Azamara Club Cruises might be a small cruise line with three older ships, but it embraces destination immersion in a big way. The line's philosophy is not that the ship is the destination but that the destination is the destination, and aims to give passengers as much access to local cultures and experiences as it can in the ports that it visits.
Is that marketing or is that reality? We spent more than a week onboard Azamara Quest, exploring the Western Mediterranean, in order to understand how the Azamara experience is or isn't different from other upscale cruises.
1. Port-Intensive Itineraries
Azamara is not the line for sea-day lovers. On our nine-night itinerary, there were zero days at sea -- not even a late-morning arrival in port -- and an overnight in Barcelona. The itinerary was a mix of big-time ports (Monaco, Livorno/Florence, Barcelona) and destinations very few cruise lines visit (such as Alcudia and Calvi, alternative ports to Palma in Mallorca and Ajaccio in Corsica). In many of the ports, a local representative came onboard in the morning to give advice to passengers looking to tour independently and better help them take advantage of their time in port.
2. Late Nights in Ports
Azamara Quest stayed late in port on six out of nine evenings, with one of those an overnight. If you wanted to catch the nightlife in St. Tropez, enjoy dinner out in Corsica or catch a flamenco show in Barcelona, you didn't have to miss out just because you were on a cruise ship.

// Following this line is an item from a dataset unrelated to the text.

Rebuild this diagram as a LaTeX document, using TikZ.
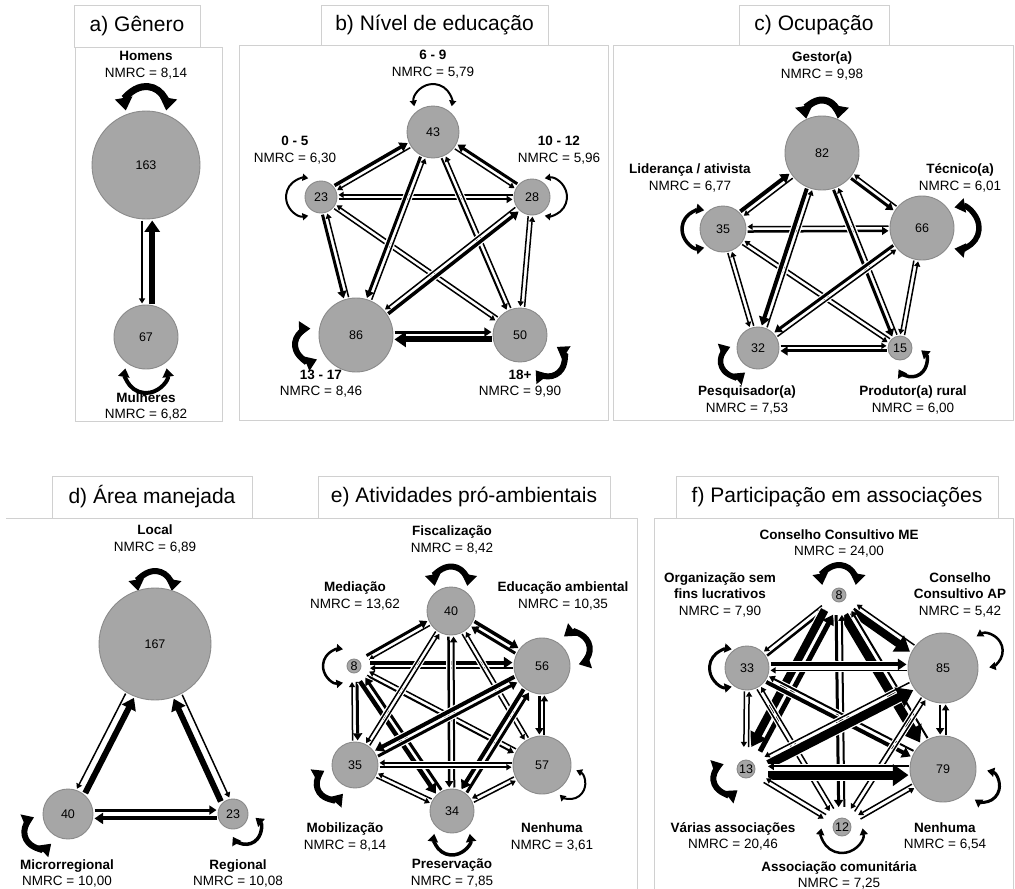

We were impressed that the ship's daily newsletter made mention of a light display at the Magic Fountain of Montjuic in Barcelona for which no tour was offered; instead, it gave the nearest metro stop and indicated Guest Relations could assist passengers in figuring out how to make their own way there.
3. AzAmazing Evening
On nearly every cruise, Azamara offers a complimentary evening event on a night the ship stays late in port. Usually, these are intended to provide a glimpse into the local culture, such as a polo match in the Caribbean, a classical music concert in Dubrovnik, an opera performance in Italy or a sea jousting tournament in Sete, France.
Our AzAmazing Evening was a new one for the line, and the comedic ice skating performance in Marseille was not very good. Yet instead of doubling down and insisting it was great, the staff we spoke with were adamant that they would not settle for a mediocre performance and would file reports to get that event changed. The hotel director told us that more and more the line is falling back on proven winners so as not to disappoint passengers.
"Like a Local" is the catch-phrase of Azamara's shore excursions, which are classified "Bike Local," "Eat Local," "Meet Local," and so on. After combing through the tour offerings on our sailing and experiencing five of them, we came away with two main conclusions. The first is that Azamara is trying to come up with unique tours that showcase the local culture, attractions or history, but while some tours will strike you as different, you will find many ordinary cruise ship tours in the mix. The more interesting ones can sell out quickly (we were too late for our top two choices in Livorno), so booking early is a smart strategy. The line is also committed to no more than 25 passengers per guide/bus on most tours (sometimes fewer), which can make certain tours hard to get into, if the line can't add a second group.
The other is that more than we can remember on other lines, Azamara tries to offer local snacks on excursions that are not otherwise food-oriented. On a boat ride, we stopped for local cookies and wine; a historic walking tour concluded with local cheese and cured ham; and a bike tour included a stop for a drink of freshly made horchata in Valencia. It was literally a small taste of local life.
5. Local Food
Local foods also find their ways onboard in two ways. The first is that the chef tries to procure local ingredients when he can and sets them up in a special area of the buffet. You could try local mussels in Monaco and cheese in France.
In addition, a regional dish is on offer at the main restaurant and at the buffet on most days. While the ingredients might not be from the day's port, the recipes reflect local cuisine, so passengers can get a taste of regional dishes even if they don't stop for lunch or dinner in port. The commitment was much greater and more present than on other lines who might throw in a regional specialty on the dinner menu without a lot of fanfare.